The Cost of Getting to Orbit
Launch costs have dropped dramatically over the past two decades, largely because of reusable rockets. A SpaceX Falcon 9 carries about 22,800 kilograms to low Earth orbit for around $67 million, which works out to roughly $2,940 per kilogram. The larger Falcon Heavy brings that down to about $1,520 per kilogram. For comparison, the Space Shuttle era saw costs closer to $54,000 per kilogram. SpaceX’s Starship, still in development, aims to eventually push the price below $100 per kilogram, though that target remains unproven.
Commercial Space Tourism
Space is no longer reserved for government astronauts. Several companies now sell seats on suborbital and orbital flights, though prices vary wildly depending on how high you go and how long you stay.

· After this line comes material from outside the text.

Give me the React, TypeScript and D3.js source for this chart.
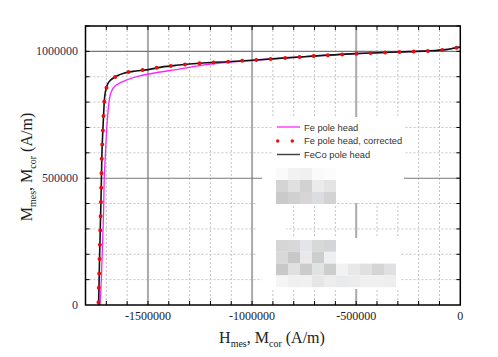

Virgin Galactic offers a two-hour suborbital flight reaching about 80 kilometers altitude for $250,000. Blue Origin’s New Shepard capsule crosses the 100-kilometer Kármán line (the internationally recognized boundary of space) during a 12-minute flight that costs approximately $300,000. For a gentler experience, Space Perspective sells six-hour balloon rides to 32 kilometers for $125,000, floating passengers to the edge of space without rocket engines.
Orbital tourism costs far more. SpaceX has flown private crews to the ISS and on free-flying missions in its Dragon capsule, with reported per-seat prices in the tens of millions of dollars. These flights last several days and involve genuine orbital spaceflight, not just a brief hop above the atmosphere.
What Comes Next
NASA’s Artemis program is the most significant crewed exploration effort currently underway. Artemis II will send astronauts around the Moon, with the Artemis III mission now targeting 2027 to test systems and operational capabilities in low Earth orbit. Artemis IV, planned for 2028, aims to land astronauts on the lunar surface for the first time since Apollo 17 in 1972. The long-term goal is to establish a sustained human presence on and around the Moon as a stepping stone toward crewed Mars missions.
Mars remains the ultimate near-term destination. A one-way trip takes roughly six to nine months with current propulsion, meaning a round trip with surface time could last two to three years. Solving the radiation exposure problem, carrying enough supplies, and keeping a crew physically and psychologically healthy over that duration are the central challenges. No crewed Mars mission has a firm launch date, but both NASA and SpaceX have outlined plans that target the 2030s.